• [AIM OF THE EXERCISE] Write out the opening lines of the data word for word, up to and including the line with "111.2, 112.1, 112.2]", and leave every picture and every later line out.

• [DATA PROVIDED]
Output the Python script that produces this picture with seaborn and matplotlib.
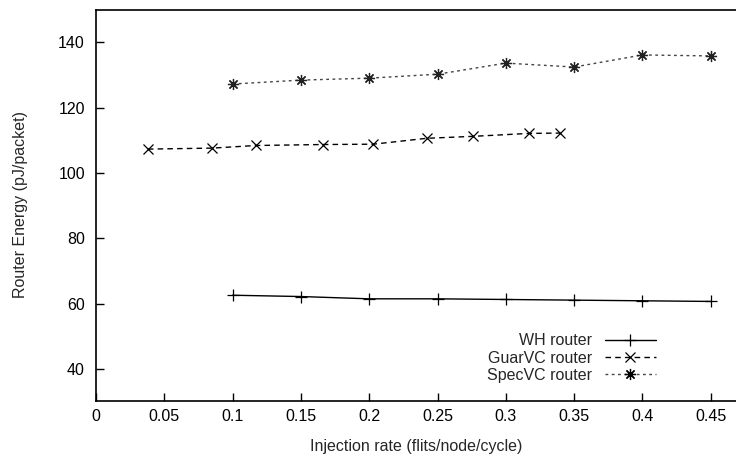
import matplotlib
matplotlib.use("Agg")
import matplotlib.pyplot as plt
import seaborn as sns
import pandas as pd

wh_x = [0.10, 0.15, 0.20, 0.25, 0.30, 0.35, 0.40, 0.45]
wh_y = [62.6, 62.2, 61.5, 61.5, 61.3, 61.1, 60.9, 60.7]

guar_x = [0.038, 0.085, 0.117, 0.166, 0.203, 0.242, 0.276, 0.317, 0.340]
guar_y = [107.3, 107.6, 108.4, 108.7, 108.8, 110.6, 111.2, 112.1, 112.2]

spec_x = [0.10, 0.15, 0.20, 0.25, 0.30, 0.35, 0.40, 0.45]
spec_y = [127.2, 128.4, 129.0, 130.2, 133.6, 132.4, 136.1, 135.8]

labels = ["WH router", "GuarVC router", "SpecVC router"]
x_ticks = [0, 0.05, 0.1, 0.15, 0.2, 0.25, 0.3, 0.35, 0.4, 0.45]
x_ticklabels = ["0", "0.05", "0.1", "0.15", "0.2", "0.25", "0.3", "0.35", "0.4", "0.45"]
y_ticks = [40, 60, 80, 100, 120, 140]

sns.set_style("ticks")
plt.rcParams['font.family'] = ['Liberation Sans', 'DejaVu Sans']
plt.rcParams['font.size'] = 11.5

fig = plt.figure(figsize=(7.36, 4.66), dpi=100)
ax = fig.add_axes([96/736, 1 - 400.5/466, 1 - 96/736, (400.5 - 9.5)/466])

df_wh = pd.DataFrame({"x": wh_x, "y": wh_y})
df_guar = pd.DataFrame({"x": guar_x, "y": guar_y})
df_spec = pd.DataFrame({"x": spec_x, "y": spec_y})

common = dict(ax=ax, color="black", lw=1.0, markeredgecolor="black",
              markerfacecolor="black", markeredgewidth=0.9)
sns.lineplot(data=df_wh, x="x", y="y", marker="+", markersize=8,
             label=labels[0], **common)
sns.lineplot(data=df_guar, x="x", y="y", marker="x", markersize=6.5,
             label=labels[1], **common)
sns.lineplot(data=df_spec, x="x", y="y", marker=(8, 2, 0), markersize=8,
             label=labels[2], **common)

lines = ax.get_lines()
lines[1].set_dashes([4, 3])
lines[2].set_dashes([2, 2.5])
lines[2].set_color("#444444")
lines[2].set_markeredgecolor("#222222")

ax.set_xlim(0, (736 - 96) / 1366)
ax.set_ylim(30.4, 150)
ax.set_xticks(x_ticks)
ax.set_xticklabels(x_ticklabels)
ax.set_yticks(y_ticks)
ax.tick_params(direction="in", length=6, width=1.0, colors="black",
               bottom=True, left=True, top=False, right=False, labelsize=11.5)
ax.tick_params(axis="x", pad=6)
ax.tick_params(axis="y", pad=8)
for s in ["left", "bottom", "top"]:
    ax.spines[s].set_visible(True)
    ax.spines[s].set_color("black")
    ax.spines[s].set_linewidth(1.2)
ax.spines["right"].set_visible(False)

ax.set_xlabel("Injection rate (flits/node/cycle)", fontsize=11.5, labelpad=11)
ax.set_ylabel("Router Energy (pJ/packet)", fontsize=11.5, labelpad=22)

leg = ax.legend(loc="lower right", bbox_to_anchor=(664/736, 1 - 391/466),
                bbox_transform=fig.transFigure, frameon=False, markerfirst=False,
                handlelength=3.2, labelspacing=0.15, borderpad=0, handletextpad=0.8,
                fontsize=11.5)
for h in leg.legend_handles:
    h.set_markeredgecolor("black")

fig.savefig("out.png", dpi=100)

• [FULL RESPONSE]
Output the Python script that produces this picture with seaborn and matplotlib.
import matplotlib
matplotlib.use("Agg")
import matplotlib.pyplot as plt
import seaborn as sns
import pandas as pd

wh_x = [0.10, 0.15, 0.20, 0.25, 0.30, 0.35, 0.40, 0.45]
wh_y = [62.6, 62.2, 61.5, 61.5, 61.3, 61.1, 60.9, 60.7]

guar_x = [0.038, 0.085, 0.117, 0.166, 0.203, 0.242, 0.276, 0.317, 0.340]
guar_y = [107.3, 107.6, 108.4, 108.7, 108.8, 110.6, 111.2, 112.1, 112.2]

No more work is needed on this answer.